Book Review: Illegal Procedure
What to make of Illegal Procedure: A Sports Agent Comes Clean on the Dirty Business of College Football? Said agent, whose co-writer was James Dale (not to be confused with Jim Dale, the U.S. Harry Potter books reader), is Josh Luchs. We learned the basic outline of Luchs’s story in this SI article from October 2010 written by George Dohrmann, who also wrote the foreword for Illegal Procedure.
Most of the book tells the tale of Luchs’s career, how he started off as a sports-mad kid in Beverly Hills, then worked as a Raiders ballboy, and eventually turned into an agent beginning with Pro Bowl DE Greg Townsend. For most of his career Luchs was more of a runner than an agent, generally working with a more experienced partner-Neil Allen, Doc Daniels, Gary Wichard, and finally Steve Feldman before a dispute with Wichard ended up with his agent certification revoked for a year by the NFLPA. Runners vary in degree of respectability and professionalism; by being a certified agent who’s never spent time in jail, Luchs probably ranked on the higher end of the spectrum. There are some interesting stories in here, such as Mel Kiper’s relationship with the now-deceased Wichard and how Luchs and Wichard used to fake or otherwise alter information for the recruiting playbooks for players, but I didn’t get many lasting lessons out of it. At multiple points in Luchs’s tale he does talk about the personal traits that made him as successful as he was (he was an agent for almost 20 years, which per se indicates a certain level of success), which just re-confirmed in my mind how unsuitable trying to be a sports agent would’ve been for me.

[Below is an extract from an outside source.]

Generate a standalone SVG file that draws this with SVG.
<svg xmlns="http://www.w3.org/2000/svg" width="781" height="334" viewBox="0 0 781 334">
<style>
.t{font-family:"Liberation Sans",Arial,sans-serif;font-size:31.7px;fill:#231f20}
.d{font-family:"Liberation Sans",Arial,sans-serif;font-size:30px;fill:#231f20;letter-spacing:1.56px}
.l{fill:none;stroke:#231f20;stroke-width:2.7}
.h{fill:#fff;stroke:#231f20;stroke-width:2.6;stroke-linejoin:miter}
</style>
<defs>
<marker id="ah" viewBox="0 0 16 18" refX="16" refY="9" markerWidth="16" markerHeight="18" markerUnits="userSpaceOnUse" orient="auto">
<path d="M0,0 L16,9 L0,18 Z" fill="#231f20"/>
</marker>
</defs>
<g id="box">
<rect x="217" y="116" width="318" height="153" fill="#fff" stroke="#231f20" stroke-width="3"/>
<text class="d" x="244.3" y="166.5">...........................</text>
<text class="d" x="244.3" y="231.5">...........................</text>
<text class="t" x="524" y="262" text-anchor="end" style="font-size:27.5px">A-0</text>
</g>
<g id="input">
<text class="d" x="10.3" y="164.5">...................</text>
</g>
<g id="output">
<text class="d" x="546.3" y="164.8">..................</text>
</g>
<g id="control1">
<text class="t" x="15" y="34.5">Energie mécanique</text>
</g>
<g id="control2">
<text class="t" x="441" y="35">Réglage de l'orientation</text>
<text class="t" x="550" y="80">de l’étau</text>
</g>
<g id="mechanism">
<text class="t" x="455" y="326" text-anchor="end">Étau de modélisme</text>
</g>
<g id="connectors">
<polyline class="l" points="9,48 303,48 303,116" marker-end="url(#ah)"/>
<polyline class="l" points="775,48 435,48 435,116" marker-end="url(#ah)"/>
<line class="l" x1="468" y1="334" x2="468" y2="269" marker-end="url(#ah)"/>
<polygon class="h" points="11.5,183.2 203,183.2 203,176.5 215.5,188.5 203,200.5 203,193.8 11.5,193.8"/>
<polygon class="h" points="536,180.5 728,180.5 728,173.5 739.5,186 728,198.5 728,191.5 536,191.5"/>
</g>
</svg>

The lasting takeaway from Illegal Procedure, if there will be one, comes from the sentence SI stuck on their cover, “I will never forget the first time I paid a player…” The final chapter of the book asks “Can This Sport Be Saved?” and includes a couple recommendations by Luchs.

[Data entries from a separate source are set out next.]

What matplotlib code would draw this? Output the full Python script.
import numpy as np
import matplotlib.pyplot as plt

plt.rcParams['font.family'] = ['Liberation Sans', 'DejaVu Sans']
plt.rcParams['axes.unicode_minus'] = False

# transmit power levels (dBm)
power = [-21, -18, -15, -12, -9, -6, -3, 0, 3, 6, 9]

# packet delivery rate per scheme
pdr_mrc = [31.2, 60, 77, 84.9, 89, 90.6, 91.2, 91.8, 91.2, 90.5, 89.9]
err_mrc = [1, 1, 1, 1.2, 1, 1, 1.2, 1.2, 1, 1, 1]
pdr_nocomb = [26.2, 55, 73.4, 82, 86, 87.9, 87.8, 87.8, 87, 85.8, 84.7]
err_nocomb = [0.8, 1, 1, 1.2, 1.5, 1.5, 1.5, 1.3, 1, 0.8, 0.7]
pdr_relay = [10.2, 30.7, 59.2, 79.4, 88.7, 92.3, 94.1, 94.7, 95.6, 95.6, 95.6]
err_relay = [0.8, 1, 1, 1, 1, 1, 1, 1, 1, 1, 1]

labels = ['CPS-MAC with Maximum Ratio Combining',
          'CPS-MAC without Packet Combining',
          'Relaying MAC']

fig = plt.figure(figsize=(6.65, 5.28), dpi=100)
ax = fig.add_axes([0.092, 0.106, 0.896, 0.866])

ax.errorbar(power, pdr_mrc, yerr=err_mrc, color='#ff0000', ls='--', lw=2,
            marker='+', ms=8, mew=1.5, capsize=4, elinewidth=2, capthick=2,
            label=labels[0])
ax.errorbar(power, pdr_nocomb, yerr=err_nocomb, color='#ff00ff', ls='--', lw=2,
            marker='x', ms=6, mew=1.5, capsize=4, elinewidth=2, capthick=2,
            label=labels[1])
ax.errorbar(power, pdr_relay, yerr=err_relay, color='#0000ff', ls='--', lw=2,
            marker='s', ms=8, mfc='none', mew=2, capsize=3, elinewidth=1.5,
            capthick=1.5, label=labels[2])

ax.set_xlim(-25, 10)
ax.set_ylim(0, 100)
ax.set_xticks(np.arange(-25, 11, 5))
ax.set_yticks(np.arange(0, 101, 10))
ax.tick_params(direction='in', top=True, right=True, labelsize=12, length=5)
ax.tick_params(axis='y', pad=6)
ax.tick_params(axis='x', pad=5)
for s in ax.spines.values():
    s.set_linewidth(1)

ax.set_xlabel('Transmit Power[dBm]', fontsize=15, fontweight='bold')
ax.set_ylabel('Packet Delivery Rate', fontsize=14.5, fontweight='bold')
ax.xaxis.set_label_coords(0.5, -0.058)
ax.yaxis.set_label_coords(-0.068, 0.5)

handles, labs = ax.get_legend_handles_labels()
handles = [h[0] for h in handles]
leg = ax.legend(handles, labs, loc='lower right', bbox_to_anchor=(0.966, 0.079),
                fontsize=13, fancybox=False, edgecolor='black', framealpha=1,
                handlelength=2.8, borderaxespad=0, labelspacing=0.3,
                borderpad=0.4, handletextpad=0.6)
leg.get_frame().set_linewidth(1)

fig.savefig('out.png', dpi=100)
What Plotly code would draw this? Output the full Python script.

The fundamental problem is that good football players go from having a legal market value of $0 so long as they have eligibility remaining to a legal market value greater than that when their legal eligibility expires (including when they voluntarily cede any remaining eligibility). You don’t have to be familiar with the life-cycle hypothesis from economics to predict that this is an inherently unstable system which people like Luchs (and he wasn’t the only agent or agent-affiliated person paying players) could exploit.
The general scorn for this system is directed at the NCAA for imposing the cap on the legal market value at $0, and not without good reason. Since I’m trying not to go all Death to the BCS by writing another 4,000 word review, I’ll simply stipulate here that the NCAA is not going to fundamentally change and start allowing every player to be paid what somebody, agent or not, is willing to pay them. (If I get around to it, one day I’ll write about what a world where the NCAA gets rid of all amateurism restrictions might be like.) My preferred solution would be to sever the school-sports link completely. As Charles Clotfelter writes in Big-Time Sports in American Universities, though, schools are in general relatively happy with the role of athletics as it exists right now, and I recognize that’s not a realistic solution.
Luchs categorizes his recommendations into two broad strokes: first, improving policing, and second, tweaking the system. There are a couple basic problems that have to be confronted to reach either goal. First, the NCAA is a voluntary association of member schools that only has the power the schools want to and can grant it. For some reason, those member schools aren’t necessarily particularly interested in giving an organization devoted to constraining and punishing their missteps. Further, the NCAA can only deal with the information it gets; it’s not a government and doesn’t have governmental powers. I suspect the member schools could grant more sweeping powers to the NCAA than it currently possesses, but that gets us to a related problem.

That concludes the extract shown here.